WHAT YOU SHOULD DO :: Search the data for the word "matplotlib" and copy every line where it occurs.

## BEGIN

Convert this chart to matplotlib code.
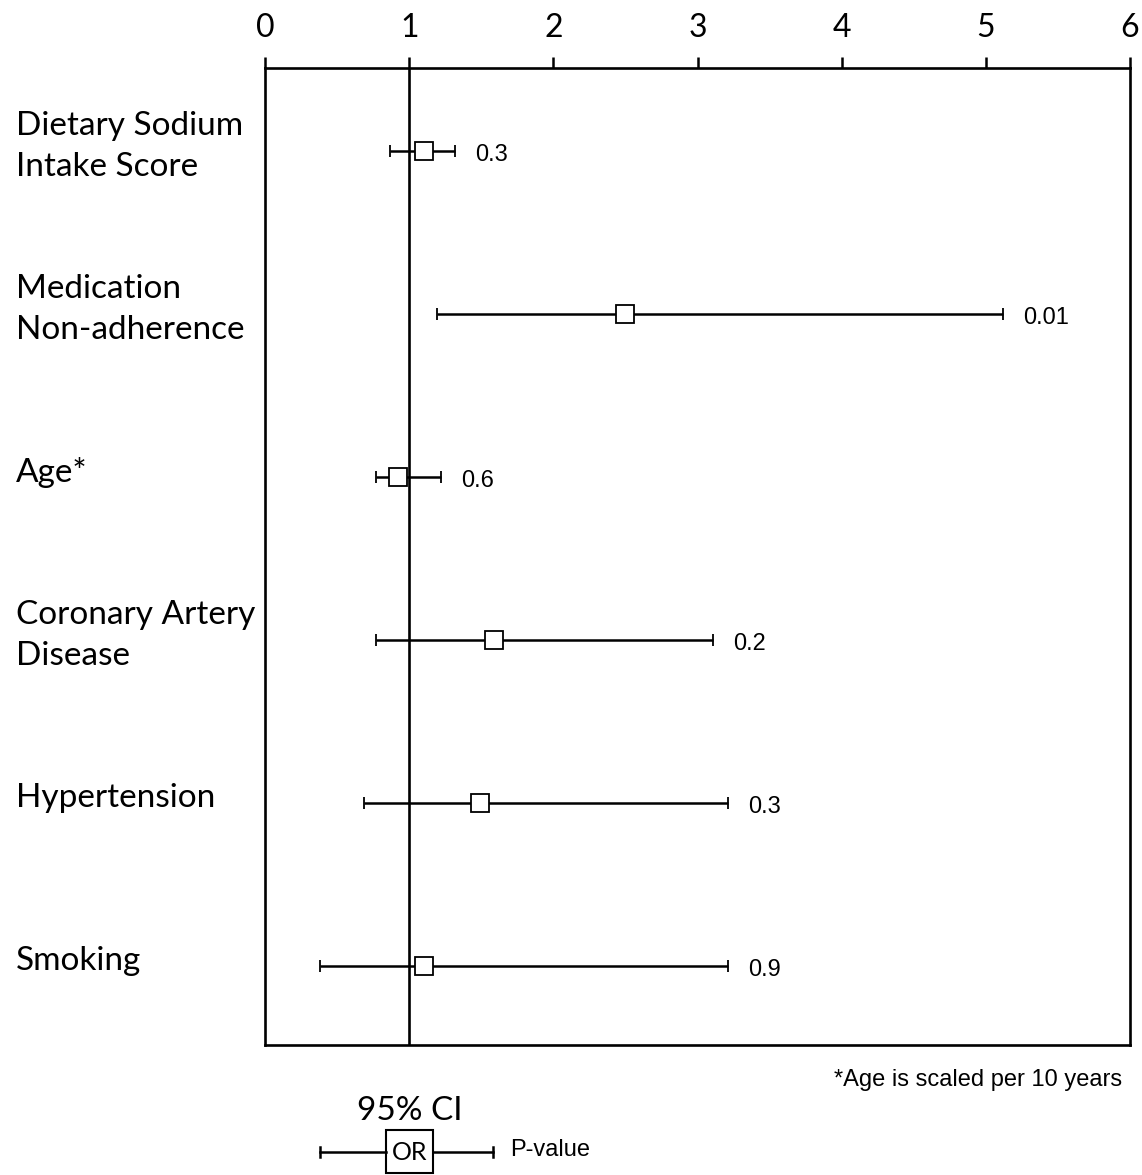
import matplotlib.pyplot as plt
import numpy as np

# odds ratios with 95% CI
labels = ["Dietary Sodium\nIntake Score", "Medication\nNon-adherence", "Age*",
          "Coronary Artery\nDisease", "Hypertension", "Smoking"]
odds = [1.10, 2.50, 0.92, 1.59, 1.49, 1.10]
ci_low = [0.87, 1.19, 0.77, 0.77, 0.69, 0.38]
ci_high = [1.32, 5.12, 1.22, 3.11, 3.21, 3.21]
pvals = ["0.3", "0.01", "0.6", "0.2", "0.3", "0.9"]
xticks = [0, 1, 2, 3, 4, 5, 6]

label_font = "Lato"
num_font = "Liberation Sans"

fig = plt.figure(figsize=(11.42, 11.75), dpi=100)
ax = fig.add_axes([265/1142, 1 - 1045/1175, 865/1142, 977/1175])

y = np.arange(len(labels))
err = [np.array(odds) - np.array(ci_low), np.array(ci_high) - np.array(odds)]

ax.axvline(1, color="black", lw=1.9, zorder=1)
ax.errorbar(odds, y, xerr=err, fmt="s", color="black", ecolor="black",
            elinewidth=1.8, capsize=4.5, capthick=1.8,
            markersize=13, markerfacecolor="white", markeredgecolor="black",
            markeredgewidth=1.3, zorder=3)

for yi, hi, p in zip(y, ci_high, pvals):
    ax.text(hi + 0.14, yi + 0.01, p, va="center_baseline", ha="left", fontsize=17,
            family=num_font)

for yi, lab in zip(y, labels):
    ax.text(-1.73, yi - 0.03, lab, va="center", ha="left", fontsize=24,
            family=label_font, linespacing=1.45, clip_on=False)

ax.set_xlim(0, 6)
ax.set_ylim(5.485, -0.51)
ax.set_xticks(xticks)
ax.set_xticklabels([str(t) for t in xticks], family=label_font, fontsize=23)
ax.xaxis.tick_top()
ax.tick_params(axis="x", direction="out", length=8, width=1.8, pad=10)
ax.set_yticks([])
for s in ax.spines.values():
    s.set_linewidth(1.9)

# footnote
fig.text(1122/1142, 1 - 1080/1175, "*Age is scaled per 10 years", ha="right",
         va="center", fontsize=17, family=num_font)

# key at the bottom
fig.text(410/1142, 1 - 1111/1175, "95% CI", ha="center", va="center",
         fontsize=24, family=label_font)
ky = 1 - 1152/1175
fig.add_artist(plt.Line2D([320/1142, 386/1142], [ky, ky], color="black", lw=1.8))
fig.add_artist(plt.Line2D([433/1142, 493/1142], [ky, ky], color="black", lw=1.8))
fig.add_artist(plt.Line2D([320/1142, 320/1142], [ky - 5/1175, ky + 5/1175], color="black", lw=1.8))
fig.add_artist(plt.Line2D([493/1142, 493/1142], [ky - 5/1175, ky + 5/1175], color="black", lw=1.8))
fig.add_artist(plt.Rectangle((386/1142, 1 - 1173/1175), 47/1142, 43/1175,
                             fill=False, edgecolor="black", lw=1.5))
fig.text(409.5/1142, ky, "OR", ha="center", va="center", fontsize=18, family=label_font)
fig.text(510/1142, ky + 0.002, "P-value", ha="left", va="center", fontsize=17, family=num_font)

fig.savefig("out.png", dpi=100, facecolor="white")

## END

OUTPUT OF THE TASK ::
Convert this chart to matplotlib code.
import matplotlib.pyplot as plt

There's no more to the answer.